* _Given data_:
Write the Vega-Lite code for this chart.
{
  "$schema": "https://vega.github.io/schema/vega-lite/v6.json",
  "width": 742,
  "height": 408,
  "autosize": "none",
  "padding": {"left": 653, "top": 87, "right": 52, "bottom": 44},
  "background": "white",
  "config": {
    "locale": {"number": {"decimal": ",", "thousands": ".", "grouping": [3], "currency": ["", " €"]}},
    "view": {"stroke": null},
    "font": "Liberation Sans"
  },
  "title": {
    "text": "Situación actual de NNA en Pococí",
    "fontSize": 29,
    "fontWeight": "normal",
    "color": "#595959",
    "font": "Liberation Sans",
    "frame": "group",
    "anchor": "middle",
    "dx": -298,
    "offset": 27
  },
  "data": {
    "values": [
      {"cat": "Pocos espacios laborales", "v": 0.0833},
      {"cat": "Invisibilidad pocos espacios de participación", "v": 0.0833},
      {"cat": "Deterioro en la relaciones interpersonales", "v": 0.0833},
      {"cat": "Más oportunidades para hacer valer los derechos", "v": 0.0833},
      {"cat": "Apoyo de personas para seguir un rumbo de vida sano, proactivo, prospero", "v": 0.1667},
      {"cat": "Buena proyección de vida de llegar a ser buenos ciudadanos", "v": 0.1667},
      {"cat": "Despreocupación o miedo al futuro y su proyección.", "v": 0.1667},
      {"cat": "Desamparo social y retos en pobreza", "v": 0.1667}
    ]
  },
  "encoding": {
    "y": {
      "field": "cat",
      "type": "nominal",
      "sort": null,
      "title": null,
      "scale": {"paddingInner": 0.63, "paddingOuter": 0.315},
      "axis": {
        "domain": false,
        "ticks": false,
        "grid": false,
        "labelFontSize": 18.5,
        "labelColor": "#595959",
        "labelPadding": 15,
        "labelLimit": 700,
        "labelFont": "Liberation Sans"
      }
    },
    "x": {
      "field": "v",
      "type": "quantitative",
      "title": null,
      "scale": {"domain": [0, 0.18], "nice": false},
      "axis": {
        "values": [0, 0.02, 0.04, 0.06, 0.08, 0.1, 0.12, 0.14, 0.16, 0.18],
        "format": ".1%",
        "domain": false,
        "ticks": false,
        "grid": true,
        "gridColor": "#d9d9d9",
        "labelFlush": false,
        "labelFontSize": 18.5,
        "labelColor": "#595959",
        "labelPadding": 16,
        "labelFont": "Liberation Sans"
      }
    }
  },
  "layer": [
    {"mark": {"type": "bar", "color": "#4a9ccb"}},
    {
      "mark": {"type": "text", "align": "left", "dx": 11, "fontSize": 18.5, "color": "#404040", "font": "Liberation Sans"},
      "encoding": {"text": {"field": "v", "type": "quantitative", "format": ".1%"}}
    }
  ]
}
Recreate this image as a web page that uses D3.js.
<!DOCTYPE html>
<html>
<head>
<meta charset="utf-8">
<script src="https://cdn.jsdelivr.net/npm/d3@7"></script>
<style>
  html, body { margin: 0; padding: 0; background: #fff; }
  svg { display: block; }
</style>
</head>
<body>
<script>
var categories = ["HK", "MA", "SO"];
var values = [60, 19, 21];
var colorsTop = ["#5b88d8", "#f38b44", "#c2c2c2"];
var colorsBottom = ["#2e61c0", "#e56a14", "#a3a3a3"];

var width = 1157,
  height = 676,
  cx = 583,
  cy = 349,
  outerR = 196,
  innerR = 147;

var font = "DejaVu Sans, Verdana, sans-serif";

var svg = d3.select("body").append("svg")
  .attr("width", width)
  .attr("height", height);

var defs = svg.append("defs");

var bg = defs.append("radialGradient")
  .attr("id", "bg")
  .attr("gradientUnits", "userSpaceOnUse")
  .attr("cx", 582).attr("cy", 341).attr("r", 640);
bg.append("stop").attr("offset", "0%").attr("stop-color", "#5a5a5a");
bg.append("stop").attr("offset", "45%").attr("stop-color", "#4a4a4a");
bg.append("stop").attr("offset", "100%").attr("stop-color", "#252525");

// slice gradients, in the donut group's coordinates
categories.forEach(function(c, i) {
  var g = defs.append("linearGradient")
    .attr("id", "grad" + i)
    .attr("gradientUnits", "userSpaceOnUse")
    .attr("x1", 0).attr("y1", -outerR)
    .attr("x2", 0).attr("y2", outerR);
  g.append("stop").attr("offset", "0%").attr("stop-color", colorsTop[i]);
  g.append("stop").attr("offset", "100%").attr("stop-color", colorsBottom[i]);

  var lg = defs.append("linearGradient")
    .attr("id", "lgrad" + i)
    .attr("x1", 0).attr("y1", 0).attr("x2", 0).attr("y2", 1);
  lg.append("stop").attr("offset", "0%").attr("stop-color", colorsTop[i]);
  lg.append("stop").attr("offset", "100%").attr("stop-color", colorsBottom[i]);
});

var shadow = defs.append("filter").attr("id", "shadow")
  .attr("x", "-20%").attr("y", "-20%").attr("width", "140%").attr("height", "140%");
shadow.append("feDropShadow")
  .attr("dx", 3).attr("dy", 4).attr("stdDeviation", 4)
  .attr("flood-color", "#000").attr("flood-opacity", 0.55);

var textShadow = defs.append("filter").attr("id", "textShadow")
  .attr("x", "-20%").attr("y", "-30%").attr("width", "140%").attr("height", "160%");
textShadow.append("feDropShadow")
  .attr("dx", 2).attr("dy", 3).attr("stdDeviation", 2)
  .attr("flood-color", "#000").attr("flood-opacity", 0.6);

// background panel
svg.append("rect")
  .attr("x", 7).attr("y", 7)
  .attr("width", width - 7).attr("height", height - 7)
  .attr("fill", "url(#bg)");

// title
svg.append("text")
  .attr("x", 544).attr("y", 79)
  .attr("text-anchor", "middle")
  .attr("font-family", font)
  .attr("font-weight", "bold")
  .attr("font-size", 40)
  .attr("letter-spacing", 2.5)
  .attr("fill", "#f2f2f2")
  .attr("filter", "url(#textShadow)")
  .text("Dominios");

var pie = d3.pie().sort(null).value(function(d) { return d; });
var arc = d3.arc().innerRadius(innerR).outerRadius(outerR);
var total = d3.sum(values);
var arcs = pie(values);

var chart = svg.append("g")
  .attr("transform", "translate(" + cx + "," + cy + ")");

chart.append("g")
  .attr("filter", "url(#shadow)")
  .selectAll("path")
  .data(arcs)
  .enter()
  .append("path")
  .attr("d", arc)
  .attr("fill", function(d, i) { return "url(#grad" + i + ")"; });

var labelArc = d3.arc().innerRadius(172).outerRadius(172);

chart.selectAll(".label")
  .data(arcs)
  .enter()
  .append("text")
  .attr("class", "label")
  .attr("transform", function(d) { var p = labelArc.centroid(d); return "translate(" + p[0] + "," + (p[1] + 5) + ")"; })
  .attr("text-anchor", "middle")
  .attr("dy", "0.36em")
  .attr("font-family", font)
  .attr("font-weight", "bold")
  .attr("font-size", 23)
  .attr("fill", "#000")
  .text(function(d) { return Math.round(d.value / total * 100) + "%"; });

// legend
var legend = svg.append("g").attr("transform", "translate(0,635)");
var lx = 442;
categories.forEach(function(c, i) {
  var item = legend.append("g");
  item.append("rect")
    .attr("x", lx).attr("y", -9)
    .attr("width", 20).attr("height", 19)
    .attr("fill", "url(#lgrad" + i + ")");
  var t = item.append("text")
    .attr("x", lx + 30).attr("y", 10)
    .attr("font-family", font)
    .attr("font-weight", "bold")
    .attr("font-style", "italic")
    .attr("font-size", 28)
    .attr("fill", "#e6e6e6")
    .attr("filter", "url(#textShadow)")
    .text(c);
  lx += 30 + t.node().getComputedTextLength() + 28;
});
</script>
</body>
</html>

* _Task directions_: Transcribe each record exactly. Leave nothing out.

* _Response for this exercise_:
Write the Vega-Lite code for this chart.
{
  "$schema": "https://vega.github.io/schema/vega-lite/v6.json",
  "width": 742,
  "height": 408,
  "autosize": "none",
  "padding": {"left": 653, "top": 87, "right": 52, "bottom": 44},
  "background": "white",
  "config": {
    "locale": {"number": {"decimal": ",", "thousands": ".", "grouping": [3], "currency": ["", " €"]}},
    "view": {"stroke": null},
    "font": "Liberation Sans"
  },
  "title": {
    "text": "Situación actual de NNA en Pococí",
    "fontSize": 29,
    "fontWeight": "normal",
    "color": "#595959",
    "font": "Liberation Sans",
    "frame": "group",
    "anchor": "middle",
    "dx": -298,
    "offset": 27
  },
  "data": {
    "values": [
      {"cat": "Pocos espacios laborales", "v": 0.0833},
      {"cat": "Invisibilidad pocos espacios de participación", "v": 0.0833},
      {"cat": "Deterioro en la relaciones interpersonales", "v": 0.0833},
      {"cat": "Más oportunidades para hacer valer los derechos", "v": 0.0833},
      {"cat": "Apoyo de personas para seguir un rumbo de vida sano, proactivo, prospero", "v": 0.1667},
      {"cat": "Buena proyección de vida de llegar a ser buenos ciudadanos", "v": 0.1667},
      {"cat": "Despreocupación o miedo al futuro y su proyección.", "v": 0.1667},
      {"cat": "Desamparo social y retos en pobreza", "v": 0.1667}
    ]
  },
  "encoding": {
    "y": {
      "field": "cat",
      "type": "nominal",
      "sort": null,
      "title": null,
      "scale": {"paddingInner": 0.63, "paddingOuter": 0.315},
      "axis": {
        "domain": false,
        "ticks": false,
        "grid": false,
        "labelFontSize": 18.5,
        "labelColor": "#595959",
        "labelPadding": 15,
        "labelLimit": 700,
        "labelFont": "Liberation Sans"
      }
    },
    "x": {
      "field": "v",
      "type": "quantitative",
      "title": null,
      "scale": {"domain": [0, 0.18], "nice": false},
      "axis": {
        "values": [0, 0.02, 0.04, 0.06, 0.08, 0.1, 0.12, 0.14, 0.16, 0.18],
        "format": ".1%",
        "domain": false,
        "ticks": false,
        "grid": true,
        "gridColor": "#d9d9d9",
        "labelFlush": false,
        "labelFontSize": 18.5,
        "labelColor": "#595959",
        "labelPadding": 16,
        "labelFont": "Liberation Sans"
      }
    }
  },
  "layer": [
    {"mark": {"type": "bar", "color": "#4a9ccb"}},
    {
      "mark": {"type": "text", "align": "left", "dx": 11, "fontSize": 18.5, "color": "#404040", "font": "Liberation Sans"},
      "encoding": {"text": {"field": "v", "type": "quantitative", "format": ".1%"}}
    }
  ]
}
Recreate this image as a web page that uses D3.js.
<!DOCTYPE html>
<html>
<head>
<meta charset="utf-8">
<script src="https://cdn.jsdelivr.net/npm/d3@7"></script>
<style>
  html, body { margin: 0; padding: 0; background: #fff; }
  svg { display: block; }
</style>
</head>
<body>
<script>
var categories = ["HK", "MA", "SO"];
var values = [60, 19, 21];
var colorsTop = ["#5b88d8", "#f38b44", "#c2c2c2"];
var colorsBottom = ["#2e61c0", "#e56a14", "#a3a3a3"];

var width = 1157,
  height = 676,
  cx = 583,
  cy = 349,
  outerR = 196,
  innerR = 147;

var font = "DejaVu Sans, Verdana, sans-serif";

var svg = d3.select("body").append("svg")
  .attr("width", width)
  .attr("height", height);

var defs = svg.append("defs");

var bg = defs.append("radialGradient")
  .attr("id", "bg")
  .attr("gradientUnits", "userSpaceOnUse")
  .attr("cx", 582).attr("cy", 341).attr("r", 640);
bg.append("stop").attr("offset", "0%").attr("stop-color", "#5a5a5a");
bg.append("stop").attr("offset", "45%").attr("stop-color", "#4a4a4a");
bg.append("stop").attr("offset", "100%").attr("stop-color", "#252525");

// slice gradients, in the donut group's coordinates
categories.forEach(function(c, i) {
  var g = defs.append("linearGradient")
    .attr("id", "grad" + i)
    .attr("gradientUnits", "userSpaceOnUse")
    .attr("x1", 0).attr("y1", -outerR)
    .attr("x2", 0).attr("y2", outerR);
  g.append("stop").attr("offset", "0%").attr("stop-color", colorsTop[i]);
  g.append("stop").attr("offset", "100%").attr("stop-color", colorsBottom[i]);

  var lg = defs.append("linearGradient")
    .attr("id", "lgrad" + i)
    .attr("x1", 0).attr("y1", 0).attr("x2", 0).attr("y2", 1);
  lg.append("stop").attr("offset", "0%").attr("stop-color", colorsTop[i]);
  lg.append("stop").attr("offset", "100%").attr("stop-color", colorsBottom[i]);
});

var shadow = defs.append("filter").attr("id", "shadow")
  .attr("x", "-20%").attr("y", "-20%").attr("width", "140%").attr("height", "140%");
shadow.append("feDropShadow")
  .attr("dx", 3).attr("dy", 4).attr("stdDeviation", 4)
  .attr("flood-color", "#000").attr("flood-opacity", 0.55);

var textShadow = defs.append("filter").attr("id", "textShadow")
  .attr("x", "-20%").attr("y", "-30%").attr("width", "140%").attr("height", "160%");
textShadow.append("feDropShadow")
  .attr("dx", 2).attr("dy", 3).attr("stdDeviation", 2)
  .attr("flood-color", "#000").attr("flood-opacity", 0.6);

// background panel
svg.append("rect")
  .attr("x", 7).attr("y", 7)
  .attr("width", width - 7).attr("height", height - 7)
  .attr("fill", "url(#bg)");

// title
svg.append("text")
  .attr("x", 544).attr("y", 79)
  .attr("text-anchor", "middle")
  .attr("font-family", font)
  .attr("font-weight", "bold")
  .attr("font-size", 40)
  .attr("letter-spacing", 2.5)
  .attr("fill", "#f2f2f2")
  .attr("filter", "url(#textShadow)")
  .text("Dominios");

var pie = d3.pie().sort(null).value(function(d) { return d; });
var arc = d3.arc().innerRadius(innerR).outerRadius(outerR);
var total = d3.sum(values);
var arcs = pie(values);

var chart = svg.append("g")
  .attr("transform", "translate(" + cx + "," + cy + ")");

chart.append("g")
  .attr("filter", "url(#shadow)")
  .selectAll("path")
  .data(arcs)
  .enter()
  .append("path")
  .attr("d", arc)
  .attr("fill", function(d, i) { return "url(#grad" + i + ")"; });

var labelArc = d3.arc().innerRadius(172).outerRadius(172);

chart.selectAll(".label")
  .data(arcs)
  .enter()
  .append("text")
  .attr("class", "label")
  .attr("transform", function(d) { var p = labelArc.centroid(d); return "translate(" + p[0] + "," + (p[1] + 5) + ")"; })
  .attr("text-anchor", "middle")
  .attr("dy", "0.36em")
  .attr("font-family", font)
  .attr("font-weight", "bold")
  .attr("font-size", 23)
  .attr("fill", "#000")
  .text(function(d) { return Math.round(d.value / total * 100) + "%"; });

// legend
var legend = svg.append("g").attr("transform", "translate(0,635)");
var lx = 442;
categories.forEach(function(c, i) {
  var item = legend.append("g");
  item.append("rect")
    .attr("x", lx).attr("y", -9)
    .attr("width", 20).attr("height", 19)
    .attr("fill", "url(#lgrad" + i + ")");
  var t = item.append("text")
    .attr("x", lx + 30).attr("y", 10)
    .attr("font-family", font)
    .attr("font-weight", "bold")
    .attr("font-style", "italic")
    .attr("font-size", 28)
    .attr("fill", "#e6e6e6")
    .attr("filter", "url(#textShadow)")
    .text(c);
  lx += 30 + t.node().getComputedTextLength() + 28;
});
</script>
</body>
</html>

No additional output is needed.